# YOUR TASK
Repeat all the material exactly; pictures stay out of your copy.

# DATA SHOWN
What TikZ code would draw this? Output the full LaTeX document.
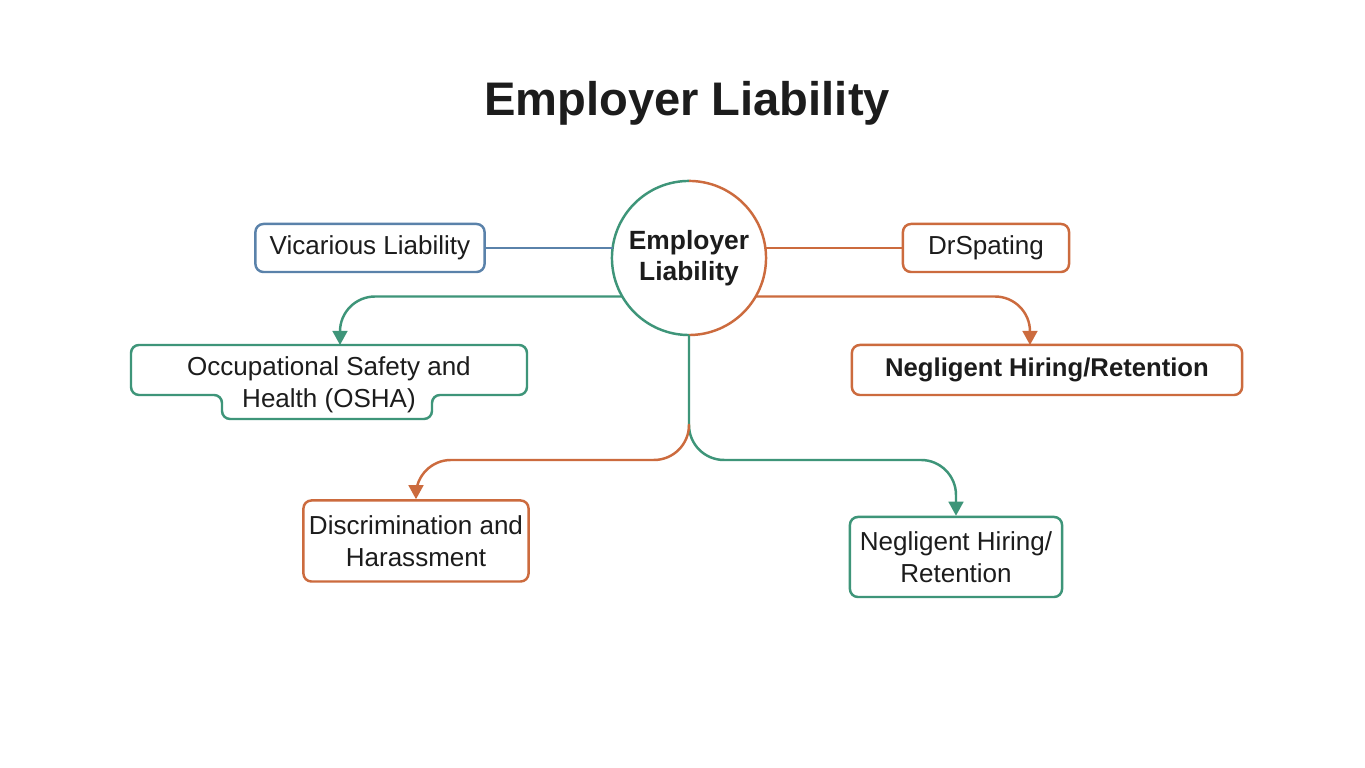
\documentclass[tikz,border=0pt]{standalone}
\usepackage{fontspec}
\setmainfont{Liberation Sans}
\usetikzlibrary{arrows.meta}
\definecolor{grn}{HTML}{3E9579}
\definecolor{org}{HTML}{CC6B3E}
\definecolor{blu}{HTML}{5A82AA}
\definecolor{ink}{HTML}{1C1C1C}

\begin{document}
\begin{tikzpicture}[x=0.01cm,y=-0.01cm,line width=0.7pt,
        box/.style={draw,fill=white,rounded corners=0.08cm,align=center,text=ink,inner sep=0pt,
            font=\fontsize{7.4}{9.2}\selectfont},
        tip/.style={-{Triangle[width=4.2pt,length=4pt]},rounded corners=0.35cm}]
            \fill[white] (0,0) rectangle (1365,768);
            \useasboundingbox (0,0) rectangle (1365,768);

            \node[text=ink,font=\fontsize{13.4}{16}\selectfont\bfseries] (title) at (687,103) {Employer Liability};

            \node[circle,minimum size=1.54cm,inner sep=0pt,outer sep=0pt,align=center,text=ink,
                font=\fontsize{7.5}{8.8}\selectfont\bfseries] (emp) at (689,258) {Employer\\Liability};
            \draw[grn] (emp.north) arc[start angle=90,end angle=270,radius=0.77cm];
            \draw[org] (emp.south) arc[start angle=-90,end angle=90,radius=0.77cm];

            \node[box,draw=blu,minimum width=2.29cm,minimum height=0.48cm] (vic) at (370,248) {Vicarious Liability};
            \node[box,draw=org,minimum width=1.66cm,minimum height=0.48cm] (drs) at (986,248) {DrSpating};
            \node[box,draw=org,minimum width=3.90cm,minimum height=0.50cm,font=\fontsize{7.3}{9.2}\selectfont\bfseries] (neg1) at (1047,370) {Negligent Hiring/Retention};
            \node[box,draw=org,minimum width=2.25cm,minimum height=0.81cm] (dis) at (416,541) {Discrimination and\\Harassment};
            \node[box,draw=grn,minimum width=2.12cm,minimum height=0.80cm] (neg2) at (956,557) {Negligent Hiring/\\Retention};

            % the osha box has a narrower lower step
            \draw[grn,fill=white,rounded corners=0.08cm] (131,345) -- (527,345) -- (527,395) -- (432,395)
                -- (432,419) -- (222,419) -- (222,395) -- (131,395) -- cycle;
            \node[align=center,text=ink,inner sep=0pt,font=\fontsize{7.4}{9.2}\selectfont] (osha) at (329,385) {Occupational Safety and\\Health (OSHA)};

            \coordinate (oshain) at (340,345);
            \coordinate (neg1in) at (1030,345);
            \coordinate (split) at (689,424);

            \draw[blu] (vic.east) -- ([xshift=0.01cm]vic.east -| emp.west);
            \draw[org] ([xshift=-0.01cm]drs.west -| emp.east) -- (drs.west);
            \draw[grn,tip] (emp.210) -| (oshain);
            \draw[org,tip] (emp.330) -| (neg1in);
            \draw[grn,tip] (emp.south) -- (689,460) -| (neg2.north);
            \draw[org,tip] (split) -- (689,460) -| (dis.north);
        \end{tikzpicture}
\end{document}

# EXPECTED OUTPUT
What TikZ code would draw this? Output the full LaTeX document.
\documentclass[tikz,border=0pt]{standalone}
\usepackage{fontspec}
\setmainfont{Liberation Sans}
\usetikzlibrary{arrows.meta}
\definecolor{grn}{HTML}{3E9579}
\definecolor{org}{HTML}{CC6B3E}
\definecolor{blu}{HTML}{5A82AA}
\definecolor{ink}{HTML}{1C1C1C}

\begin{document}
\begin{tikzpicture}[x=0.01cm,y=-0.01cm,line width=0.7pt,
        box/.style={draw,fill=white,rounded corners=0.08cm,align=center,text=ink,inner sep=0pt,
            font=\fontsize{7.4}{9.2}\selectfont},
        tip/.style={-{Triangle[width=4.2pt,length=4pt]},rounded corners=0.35cm}]
            \fill[white] (0,0) rectangle (1365,768);
            \useasboundingbox (0,0) rectangle (1365,768);

            \node[text=ink,font=\fontsize{13.4}{16}\selectfont\bfseries] (title) at (687,103) {Employer Liability};

            \node[circle,minimum size=1.54cm,inner sep=0pt,outer sep=0pt,align=center,text=ink,
                font=\fontsize{7.5}{8.8}\selectfont\bfseries] (emp) at (689,258) {Employer\\Liability};
            \draw[grn] (emp.north) arc[start angle=90,end angle=270,radius=0.77cm];
            \draw[org] (emp.south) arc[start angle=-90,end angle=90,radius=0.77cm];

            \node[box,draw=blu,minimum width=2.29cm,minimum height=0.48cm] (vic) at (370,248) {Vicarious Liability};
            \node[box,draw=org,minimum width=1.66cm,minimum height=0.48cm] (drs) at (986,248) {DrSpating};
            \node[box,draw=org,minimum width=3.90cm,minimum height=0.50cm,font=\fontsize{7.3}{9.2}\selectfont\bfseries] (neg1) at (1047,370) {Negligent Hiring/Retention};
            \node[box,draw=org,minimum width=2.25cm,minimum height=0.81cm] (dis) at (416,541) {Discrimination and\\Harassment};
            \node[box,draw=grn,minimum width=2.12cm,minimum height=0.80cm] (neg2) at (956,557) {Negligent Hiring/\\Retention};

            % the osha box has a narrower lower step
            \draw[grn,fill=white,rounded corners=0.08cm] (131,345) -- (527,345) -- (527,395) -- (432,395)
                -- (432,419) -- (222,419) -- (222,395) -- (131,395) -- cycle;
            \node[align=center,text=ink,inner sep=0pt,font=\fontsize{7.4}{9.2}\selectfont] (osha) at (329,385) {Occupational Safety and\\Health (OSHA)};

            \coordinate (oshain) at (340,345);
            \coordinate (neg1in) at (1030,345);
            \coordinate (split) at (689,424);

            \draw[blu] (vic.east) -- ([xshift=0.01cm]vic.east -| emp.west);
            \draw[org] ([xshift=-0.01cm]drs.west -| emp.east) -- (drs.west);
            \draw[grn,tip] (emp.210) -| (oshain);
            \draw[org,tip] (emp.330) -| (neg1in);
            \draw[grn,tip] (emp.south) -- (689,460) -| (neg2.north);
            \draw[org,tip] (split) -- (689,460) -| (dis.north);
        \end{tikzpicture}
\end{document}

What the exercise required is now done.